::: GIVEN INFORMATION

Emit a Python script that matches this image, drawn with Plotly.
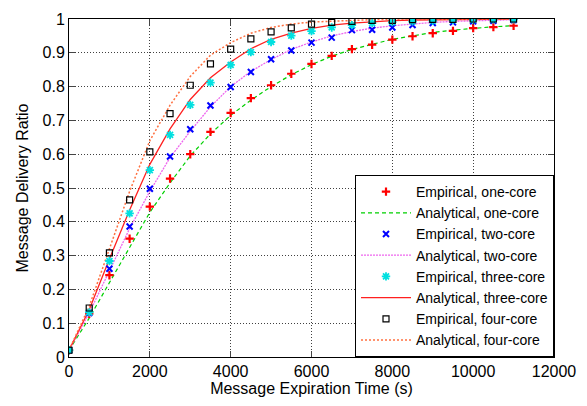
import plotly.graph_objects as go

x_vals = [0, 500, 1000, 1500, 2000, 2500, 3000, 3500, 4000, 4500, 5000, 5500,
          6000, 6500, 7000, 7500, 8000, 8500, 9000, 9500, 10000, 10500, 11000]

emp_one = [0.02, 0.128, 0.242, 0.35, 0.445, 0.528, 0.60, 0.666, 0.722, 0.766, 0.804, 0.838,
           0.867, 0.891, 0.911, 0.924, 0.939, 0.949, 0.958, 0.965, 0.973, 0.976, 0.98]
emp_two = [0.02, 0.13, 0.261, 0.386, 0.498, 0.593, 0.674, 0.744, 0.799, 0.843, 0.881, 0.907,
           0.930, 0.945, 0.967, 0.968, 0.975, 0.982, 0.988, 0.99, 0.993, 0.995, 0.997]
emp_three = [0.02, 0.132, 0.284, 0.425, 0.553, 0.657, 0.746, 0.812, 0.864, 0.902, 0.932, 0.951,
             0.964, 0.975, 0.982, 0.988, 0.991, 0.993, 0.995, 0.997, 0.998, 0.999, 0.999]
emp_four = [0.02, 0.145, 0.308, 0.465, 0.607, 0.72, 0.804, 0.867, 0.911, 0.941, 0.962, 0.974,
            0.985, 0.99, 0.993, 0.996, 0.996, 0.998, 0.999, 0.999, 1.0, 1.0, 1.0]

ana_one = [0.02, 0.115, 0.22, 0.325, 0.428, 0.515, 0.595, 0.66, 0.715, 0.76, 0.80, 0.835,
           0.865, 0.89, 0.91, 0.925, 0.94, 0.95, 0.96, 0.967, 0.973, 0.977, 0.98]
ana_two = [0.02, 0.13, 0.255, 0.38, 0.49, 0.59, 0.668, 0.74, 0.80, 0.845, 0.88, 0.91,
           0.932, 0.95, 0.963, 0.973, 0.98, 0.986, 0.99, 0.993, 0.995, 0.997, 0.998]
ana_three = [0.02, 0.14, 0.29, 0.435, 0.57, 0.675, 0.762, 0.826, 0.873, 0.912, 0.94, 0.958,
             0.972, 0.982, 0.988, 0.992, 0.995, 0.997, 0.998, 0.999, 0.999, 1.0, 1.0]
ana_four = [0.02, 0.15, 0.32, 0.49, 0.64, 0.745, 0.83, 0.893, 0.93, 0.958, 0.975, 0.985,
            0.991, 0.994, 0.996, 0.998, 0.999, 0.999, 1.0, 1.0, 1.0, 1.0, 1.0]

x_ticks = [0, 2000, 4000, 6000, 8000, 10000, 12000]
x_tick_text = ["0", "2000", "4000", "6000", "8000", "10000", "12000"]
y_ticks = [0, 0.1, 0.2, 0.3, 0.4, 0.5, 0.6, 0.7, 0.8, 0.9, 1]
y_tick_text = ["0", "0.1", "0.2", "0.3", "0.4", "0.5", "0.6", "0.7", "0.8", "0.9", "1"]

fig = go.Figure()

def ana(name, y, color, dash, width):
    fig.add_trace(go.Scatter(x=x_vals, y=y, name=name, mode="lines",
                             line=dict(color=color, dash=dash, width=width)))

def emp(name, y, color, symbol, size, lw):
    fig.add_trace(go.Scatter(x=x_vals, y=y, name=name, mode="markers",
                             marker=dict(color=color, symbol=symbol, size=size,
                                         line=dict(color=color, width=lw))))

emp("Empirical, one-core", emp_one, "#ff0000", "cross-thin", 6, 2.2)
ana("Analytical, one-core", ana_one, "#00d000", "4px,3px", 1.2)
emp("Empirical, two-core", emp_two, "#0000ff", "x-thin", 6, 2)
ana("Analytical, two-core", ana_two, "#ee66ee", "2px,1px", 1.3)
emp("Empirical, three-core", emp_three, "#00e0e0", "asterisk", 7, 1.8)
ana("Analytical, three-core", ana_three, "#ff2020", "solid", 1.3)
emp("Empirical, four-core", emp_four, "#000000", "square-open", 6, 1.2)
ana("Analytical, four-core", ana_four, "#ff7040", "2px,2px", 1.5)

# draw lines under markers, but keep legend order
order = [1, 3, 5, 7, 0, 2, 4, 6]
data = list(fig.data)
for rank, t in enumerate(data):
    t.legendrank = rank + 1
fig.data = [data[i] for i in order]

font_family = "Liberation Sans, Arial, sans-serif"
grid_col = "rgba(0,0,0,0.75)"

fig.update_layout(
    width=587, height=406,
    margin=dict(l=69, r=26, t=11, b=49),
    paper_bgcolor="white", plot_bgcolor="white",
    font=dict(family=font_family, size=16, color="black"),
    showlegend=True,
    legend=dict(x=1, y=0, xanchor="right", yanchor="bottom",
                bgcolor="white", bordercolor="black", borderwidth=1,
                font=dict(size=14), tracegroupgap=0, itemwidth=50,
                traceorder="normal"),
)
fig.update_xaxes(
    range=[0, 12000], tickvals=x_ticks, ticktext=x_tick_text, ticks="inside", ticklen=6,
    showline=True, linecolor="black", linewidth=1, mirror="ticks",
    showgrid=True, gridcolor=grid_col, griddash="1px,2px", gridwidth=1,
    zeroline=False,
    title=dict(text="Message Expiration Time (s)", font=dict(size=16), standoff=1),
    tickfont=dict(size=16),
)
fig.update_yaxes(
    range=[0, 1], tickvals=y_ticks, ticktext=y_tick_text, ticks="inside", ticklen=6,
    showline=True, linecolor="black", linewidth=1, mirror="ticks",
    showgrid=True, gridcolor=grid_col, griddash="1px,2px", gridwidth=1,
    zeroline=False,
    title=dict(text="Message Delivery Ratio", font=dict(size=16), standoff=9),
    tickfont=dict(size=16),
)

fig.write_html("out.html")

::::::

Please take the lines from the beginning of the data above through the line holding "10000, 10500, 11000]" and transcribe them exactly, without any pictures.

**SOLUTION TO THE EXERCISE**.
Emit a Python script that matches this image, drawn with Plotly.
import plotly.graph_objects as go

x_vals = [0, 500, 1000, 1500, 2000, 2500, 3000, 3500, 4000, 4500, 5000, 5500,
          6000, 6500, 7000, 7500, 8000, 8500, 9000, 9500, 10000, 10500, 11000]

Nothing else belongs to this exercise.